5cdacdc3-2ae1-4c70-93f2-f29822367114

Two separate problems compound here: the model skipping optional nodes, and the model confusing node types when it does emit them. Both need prompt-level fixes.

1. Make abstract node types non-optional with explicit obligation language

Instead of "omit if not clearly present", use language that makes the type feel required:

- Pattern: the recurring abstract pattern this problem is an instance of (required — always abstract)
  Pattern is not optional: every Problem should link to a Pattern via INSTANCE_OF.
  Ask yourself "what class of problem is this?" and create that Pattern node.

The word "required" and the explicit reasoning prompt ("ask yourself...") dramatically improves consistency. Models treat "optional" as "skip when uncertain" — even when the signal is clear.
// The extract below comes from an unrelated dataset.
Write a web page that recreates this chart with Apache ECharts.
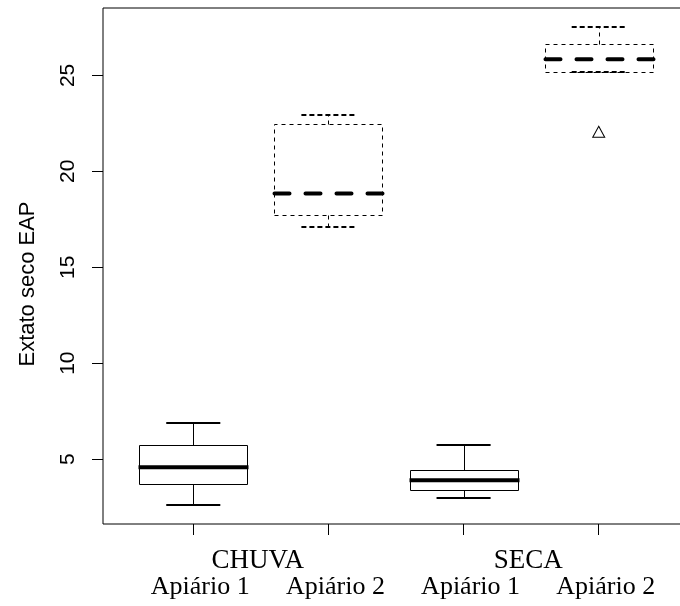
<!DOCTYPE html>
<html>
<head>
<meta charset="utf-8">
<title>Extato seco EAP</title>
<script src="https://cdn.jsdelivr.net/npm/echarts@6/dist/echarts.min.js"></script>
<style>
  html, body { margin: 0; padding: 0; background: #fff; }
  #chart { width: 680px; height: 606px; }
</style>
</head>
<body>
<div id="chart"></div>
<script>
// Season groups (upper label row) and apiary labels (lower label row)
const seasons = ['CHUVA', 'SECA'];
const seasonPositions = [1.5, 3.5];
const apiaries = ['Apiário 1', 'Apiário 2', 'Apiário 1', 'Apiário 2'];
const positions = [1, 2, 3, 4];

// Five-number summaries per box
const lowerWhisker = [2.61, 17.11, 2.96, 25.20];
const lowerQuartile = [3.69, 17.70, 3.37, 25.20];
const medians = [4.57, 18.84, 3.90, 25.84];
const upperQuartile = [5.72, 22.48, 4.44, 26.66];
const upperWhisker = [6.90, 22.96, 5.73, 27.52];

// Points outside the whiskers: [position, value]
const outliers = [[4, 22.06]];

// Y tick values
const yTicks = [5, 10, 15, 20, 25];

// Axis limits: data range padded by 4% on each side
const allValues = lowerWhisker.concat(upperWhisker, outliers.map(o => o[1]));
const dataMin = Math.min.apply(null, allValues);
const dataMax = Math.max.apply(null, allValues);
const pad = 0.04 * (dataMax - dataMin);
const yMin = dataMin - pad;
const yMax = dataMax + pad;
const xMin = 0.332;
const xMax = 4.668;

const boxData = positions.map((p, i) => [p, lowerWhisker[i], lowerQuartile[i], medians[i], upperQuartile[i], upperWhisker[i]]);

const crisp = v => Math.round(v) + 0.5;

function renderBox(params, api) {
  const x = api.value(0);
  const lo = api.coord([x, api.value(1)]);
  const q1 = api.coord([x, api.value(2)]);
  const med = api.coord([x, api.value(3)]);
  const q3 = api.coord([x, api.value(4)]);
  const hi = api.coord([x, api.value(5)]);
  const boxW = api.size([0.8, 0])[0];
  const capW = api.size([0.4, 0])[0];
  const cx = crisp(lo[0]);
  const left = crisp(lo[0] - boxW / 2);
  const right = crisp(lo[0] + boxW / 2);
  const capL = lo[0] - capW / 2;
  const capR = lo[0] + capW / 2;
  const dashed = params.dataIndex % 2 === 1;
  const thin = { stroke: '#000', lineWidth: 1, fill: null, lineDash: dashed ? [4, 4] : null };
  const cap = { stroke: '#000', lineWidth: 2, lineDash: dashed ? [5, 3] : null };
  const medStyle = { stroke: '#000', lineWidth: 4, lineCap: dashed ? 'round' : 'butt', lineDash: dashed ? [15, 16] : null };
  const yq1 = crisp(q1[1]), yq3 = crisp(q3[1]);
  return {
    type: 'group',
    children: [
      { type: 'line', shape: { x1: cx, y1: yq3, x2: cx, y2: Math.round(hi[1]) }, style: thin },
      { type: 'line', shape: { x1: cx, y1: yq1, x2: cx, y2: Math.round(lo[1]) }, style: thin },
      { type: 'line', shape: { x1: capL, y1: Math.round(hi[1]), x2: capR, y2: Math.round(hi[1]) }, style: cap },
      { type: 'line', shape: { x1: capL, y1: Math.round(lo[1]), x2: capR, y2: Math.round(lo[1]) }, style: cap },
      { type: 'polygon', shape: { points: [[left, yq1], [right, yq1], [right, yq3], [left, yq3]] }, style: Object.assign({ fill: '#fff' }, thin) },
      { type: 'line', shape: { x1: left - (dashed ? 0 : 1), y1: med[1], x2: right + (dashed ? 0 : 1), y2: med[1] }, style: medStyle }
    ]
  };
}

const chart = echarts.init(document.getElementById('chart'), null, { renderer: 'canvas' });

chart.setOption({
  backgroundColor: '#fff',
  animation: false,
  grid: {
    left: 103, top: 8, width: 586, height: 516,
    outerBoundsMode: 'none', containLabel: false,
    show: true, borderColor: '#000', borderWidth: 1, backgroundColor: 'transparent'
  },
  xAxis: [
    {
      type: 'value', min: xMin, max: xMax, position: 'bottom',
      splitLine: { show: false },
      axisLine: { show: false },
      axisTick: { show: true, customValues: positions, length: 11, lineStyle: { color: '#000', width: 1 } },
      axisLabel: {
        customValues: positions, margin: 50, padding: [0, 0, 0, 14],
        formatter: v => apiaries[positions.indexOf(v)],
        fontFamily: 'Liberation Serif', fontSize: 26, color: '#000'
      }
    },
    {
      type: 'value', min: xMin, max: xMax, position: 'bottom', gridIndex: 0,
      splitLine: { show: false },
      axisLine: { show: false },
      axisTick: { show: false },
      axisLabel: {
        customValues: seasonPositions, margin: 23, padding: [0, 6, 0, 0],
        formatter: v => seasons[seasonPositions.indexOf(v)],
        fontFamily: 'Liberation Serif', fontSize: 27, color: '#000'
      }
    }
  ],
  yAxis: {
    type: 'value', min: yMin, max: yMax,
    splitLine: { show: false },
    axisLine: { show: false },
    axisTick: { show: true, customValues: yTicks, length: 11, lineStyle: { color: '#000', width: 1 } },
    axisLabel: {
      customValues: yTicks, rotate: 90, margin: 24,
      fontFamily: 'Liberation Sans', fontSize: 21, color: '#000'
    }
  },
  graphic: [
    {
      type: 'text', x: 28, y: 284, rotation: Math.PI / 2,
      style: {
        text: 'Extato seco EAP', fill: '#000',
        font: '22px "Liberation Sans"', align: 'center', verticalAlign: 'middle'
      }
    }
  ],
  series: [
    {
      type: 'custom',
      xAxisIndex: 0,
      renderItem: renderBox,
      encode: { x: 0, y: [1, 2, 3, 4, 5] },
      data: boxData,
      clip: false
    },
    {
      type: 'scatter',
      xAxisIndex: 0,
      symbol: 'triangle',
      symbolSize: [12, 11],
      itemStyle: { color: 'rgba(0,0,0,0)', borderColor: '#000', borderWidth: 1, opacity: 1 },
      data: outliers
    }
  ]
});
</script>
</body>
</html>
2. Add disambiguation rules for easily confused node types

Component and Concept are the most commonly conflated pair. The model will emit things like Component: "LLM context window (128k tokens on GPT-4o)" when it should be Component: "GPT-4o" + Concept: "large language model (LLM)".

Fix with explicit definitions and negative examples:

- Component: a specific, named product — a proper noun / brand name with no qualifiers or specs.
  Good: "PostgreSQL", "Redis", "GPT-4o", "Claude".
  Bad: "PostgreSQL Query Engine", "LLM context window (128k tokens on GPT-4o)".
  When a Component has a specification detail (e.g. token limit, memory size), discard it — it is not a node.

- Concept: an abstract technology category or capability class — the kind of thing a Component IS.
  Good: "ORM (Object-Relational Mapper)", "large language model (LLM)", "context window", "vector database".
  A Component or Package IMPLEMENTATION_OF a Concept.
  If something could be described as "what kind of thing is X?", that answer is the Concept.

3. Add a canonicalization rule as a negative test

- Component descriptions must be canonical product names only — strip all qualifiers, role descriptions,
  specs, and context. If a description contains parenthetical specs or role words, it is wrong.

This gives the model a self-check it can apply before emitting a node.

Why this works

The model isn't "forgetting" — it's being uncertain about what counts as a valid instance of the type. Obligation language removes the uncertainty escape hatch. Negative examples provide concrete boundaries. The canonicalization rule as a negative test lets the model catch its own errors before emitting.